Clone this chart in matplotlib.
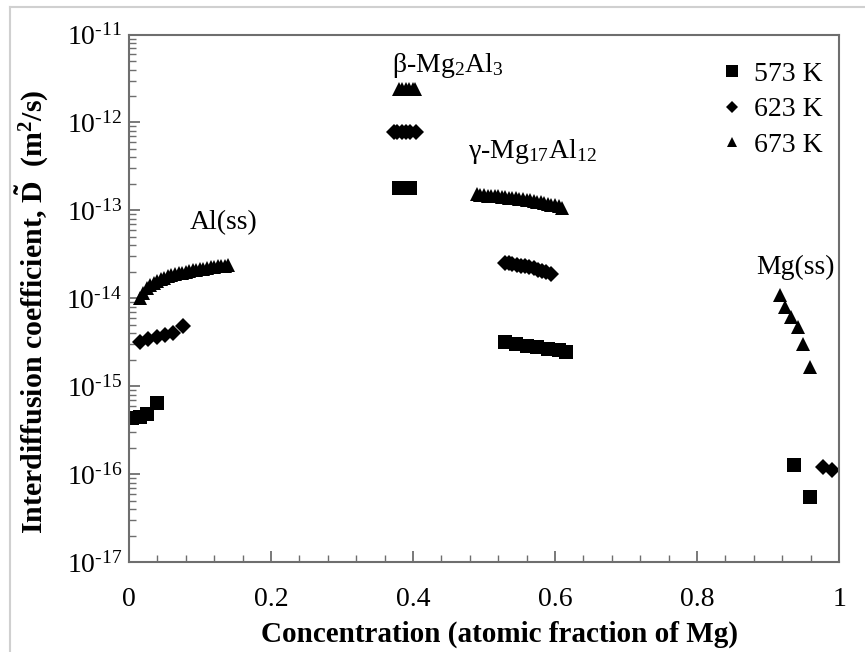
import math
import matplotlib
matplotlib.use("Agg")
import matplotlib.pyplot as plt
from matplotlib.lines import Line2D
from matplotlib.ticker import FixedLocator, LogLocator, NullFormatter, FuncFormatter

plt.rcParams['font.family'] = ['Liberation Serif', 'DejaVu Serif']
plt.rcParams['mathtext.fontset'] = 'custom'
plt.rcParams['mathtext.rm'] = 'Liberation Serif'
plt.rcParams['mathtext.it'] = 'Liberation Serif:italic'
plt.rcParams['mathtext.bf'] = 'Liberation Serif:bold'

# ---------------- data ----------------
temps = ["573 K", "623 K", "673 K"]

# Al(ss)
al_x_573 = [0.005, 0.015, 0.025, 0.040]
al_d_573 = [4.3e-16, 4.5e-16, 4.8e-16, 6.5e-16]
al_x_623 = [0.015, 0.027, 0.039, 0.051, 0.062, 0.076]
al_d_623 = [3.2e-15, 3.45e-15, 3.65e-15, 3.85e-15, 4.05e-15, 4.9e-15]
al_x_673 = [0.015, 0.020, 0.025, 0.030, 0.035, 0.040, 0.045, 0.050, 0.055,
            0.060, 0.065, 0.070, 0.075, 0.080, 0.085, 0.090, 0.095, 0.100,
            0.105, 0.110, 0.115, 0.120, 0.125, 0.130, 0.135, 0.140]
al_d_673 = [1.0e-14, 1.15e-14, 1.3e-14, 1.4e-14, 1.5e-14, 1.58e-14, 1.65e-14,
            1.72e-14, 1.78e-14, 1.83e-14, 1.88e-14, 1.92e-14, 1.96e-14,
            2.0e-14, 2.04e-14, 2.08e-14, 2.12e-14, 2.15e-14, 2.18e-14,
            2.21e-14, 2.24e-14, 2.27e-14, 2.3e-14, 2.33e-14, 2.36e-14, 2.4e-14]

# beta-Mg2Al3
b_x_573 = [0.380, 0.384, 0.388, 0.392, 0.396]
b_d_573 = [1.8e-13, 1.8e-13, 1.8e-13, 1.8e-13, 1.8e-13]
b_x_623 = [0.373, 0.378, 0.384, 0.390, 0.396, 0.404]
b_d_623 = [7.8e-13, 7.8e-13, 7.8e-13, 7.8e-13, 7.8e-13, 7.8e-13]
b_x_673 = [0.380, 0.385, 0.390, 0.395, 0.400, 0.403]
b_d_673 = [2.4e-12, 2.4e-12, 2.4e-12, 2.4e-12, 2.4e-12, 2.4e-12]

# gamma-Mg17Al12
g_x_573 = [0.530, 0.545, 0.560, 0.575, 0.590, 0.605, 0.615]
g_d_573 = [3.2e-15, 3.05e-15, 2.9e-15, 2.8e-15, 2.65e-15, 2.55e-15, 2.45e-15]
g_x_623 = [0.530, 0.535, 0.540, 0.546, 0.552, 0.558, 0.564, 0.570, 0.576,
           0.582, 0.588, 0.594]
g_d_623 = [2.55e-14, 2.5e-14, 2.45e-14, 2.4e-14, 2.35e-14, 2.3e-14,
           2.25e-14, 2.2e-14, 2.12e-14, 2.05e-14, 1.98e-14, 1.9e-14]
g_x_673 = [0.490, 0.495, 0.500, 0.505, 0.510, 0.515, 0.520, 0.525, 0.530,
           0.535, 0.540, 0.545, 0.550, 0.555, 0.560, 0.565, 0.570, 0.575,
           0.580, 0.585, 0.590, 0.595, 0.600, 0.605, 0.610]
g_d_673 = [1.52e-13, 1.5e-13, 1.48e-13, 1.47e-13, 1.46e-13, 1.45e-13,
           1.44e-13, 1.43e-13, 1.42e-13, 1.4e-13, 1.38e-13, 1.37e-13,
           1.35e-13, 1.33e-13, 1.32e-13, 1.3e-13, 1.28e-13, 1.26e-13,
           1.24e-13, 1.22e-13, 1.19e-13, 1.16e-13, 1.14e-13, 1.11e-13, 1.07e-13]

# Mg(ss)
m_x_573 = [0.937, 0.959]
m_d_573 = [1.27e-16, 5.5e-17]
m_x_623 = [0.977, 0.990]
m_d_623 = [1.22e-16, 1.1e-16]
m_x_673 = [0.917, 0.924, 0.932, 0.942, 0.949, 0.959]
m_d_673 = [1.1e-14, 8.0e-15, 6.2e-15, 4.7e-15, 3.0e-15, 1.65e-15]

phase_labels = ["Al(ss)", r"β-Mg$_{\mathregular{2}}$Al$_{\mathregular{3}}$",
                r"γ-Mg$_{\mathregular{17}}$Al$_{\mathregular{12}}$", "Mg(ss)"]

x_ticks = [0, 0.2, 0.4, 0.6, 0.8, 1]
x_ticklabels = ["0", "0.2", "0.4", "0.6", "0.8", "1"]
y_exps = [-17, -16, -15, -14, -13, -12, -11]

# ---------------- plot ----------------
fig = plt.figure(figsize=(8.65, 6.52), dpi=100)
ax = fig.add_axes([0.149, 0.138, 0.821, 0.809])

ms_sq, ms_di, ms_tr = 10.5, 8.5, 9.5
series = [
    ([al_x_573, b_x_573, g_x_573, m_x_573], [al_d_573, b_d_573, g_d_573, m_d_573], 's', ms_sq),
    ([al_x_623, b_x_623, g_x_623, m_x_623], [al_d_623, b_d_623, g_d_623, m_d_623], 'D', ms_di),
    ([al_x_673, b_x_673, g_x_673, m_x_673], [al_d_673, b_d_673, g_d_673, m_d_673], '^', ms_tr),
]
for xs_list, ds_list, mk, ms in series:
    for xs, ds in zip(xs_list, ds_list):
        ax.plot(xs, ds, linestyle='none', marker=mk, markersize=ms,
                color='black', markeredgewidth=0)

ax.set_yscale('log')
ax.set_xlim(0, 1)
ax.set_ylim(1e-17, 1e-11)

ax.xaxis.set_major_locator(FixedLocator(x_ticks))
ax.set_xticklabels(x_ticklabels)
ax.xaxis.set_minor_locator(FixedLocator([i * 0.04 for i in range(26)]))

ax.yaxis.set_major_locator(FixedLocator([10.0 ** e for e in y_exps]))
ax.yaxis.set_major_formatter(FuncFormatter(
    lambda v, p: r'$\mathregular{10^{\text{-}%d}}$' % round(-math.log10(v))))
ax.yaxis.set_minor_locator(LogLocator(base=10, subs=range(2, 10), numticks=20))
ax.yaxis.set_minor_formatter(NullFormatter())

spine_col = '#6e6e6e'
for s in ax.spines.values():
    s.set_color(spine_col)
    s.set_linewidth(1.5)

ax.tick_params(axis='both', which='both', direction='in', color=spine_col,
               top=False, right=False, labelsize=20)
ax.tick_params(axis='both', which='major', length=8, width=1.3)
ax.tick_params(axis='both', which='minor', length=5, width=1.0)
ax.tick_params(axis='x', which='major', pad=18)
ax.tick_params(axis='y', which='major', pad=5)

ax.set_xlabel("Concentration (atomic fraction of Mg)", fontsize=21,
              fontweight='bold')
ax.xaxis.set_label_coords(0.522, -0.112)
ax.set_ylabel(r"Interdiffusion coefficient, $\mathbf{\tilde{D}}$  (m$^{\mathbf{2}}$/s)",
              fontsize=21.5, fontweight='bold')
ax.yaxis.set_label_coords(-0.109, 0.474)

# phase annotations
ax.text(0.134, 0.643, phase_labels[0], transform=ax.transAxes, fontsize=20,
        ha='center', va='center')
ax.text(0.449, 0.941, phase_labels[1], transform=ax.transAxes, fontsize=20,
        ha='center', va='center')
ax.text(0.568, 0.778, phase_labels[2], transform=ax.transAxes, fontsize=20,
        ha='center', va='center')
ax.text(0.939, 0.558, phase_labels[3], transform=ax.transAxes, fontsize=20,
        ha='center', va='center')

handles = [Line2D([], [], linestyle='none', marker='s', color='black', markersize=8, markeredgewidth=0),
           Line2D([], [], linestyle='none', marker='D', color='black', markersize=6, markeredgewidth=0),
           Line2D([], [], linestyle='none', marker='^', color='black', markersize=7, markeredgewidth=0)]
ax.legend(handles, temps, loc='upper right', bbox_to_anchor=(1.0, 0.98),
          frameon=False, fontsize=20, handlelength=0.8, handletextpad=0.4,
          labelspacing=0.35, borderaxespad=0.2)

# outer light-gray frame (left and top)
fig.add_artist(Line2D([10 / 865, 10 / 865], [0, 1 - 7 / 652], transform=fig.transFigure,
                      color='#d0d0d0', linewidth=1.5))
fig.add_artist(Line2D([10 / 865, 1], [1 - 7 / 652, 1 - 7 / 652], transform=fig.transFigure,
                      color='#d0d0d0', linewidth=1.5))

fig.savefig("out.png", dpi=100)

::::

> Problem details
Repeat, word for word and with no pictures, only the lines running from the beginning of the data to the line that contains "from matplotlib.ticker import".

> Final answer
Clone this chart in matplotlib.
import math
import matplotlib
matplotlib.use("Agg")
import matplotlib.pyplot as plt
from matplotlib.lines import Line2D
from matplotlib.ticker import FixedLocator, LogLocator, NullFormatter, FuncFormatter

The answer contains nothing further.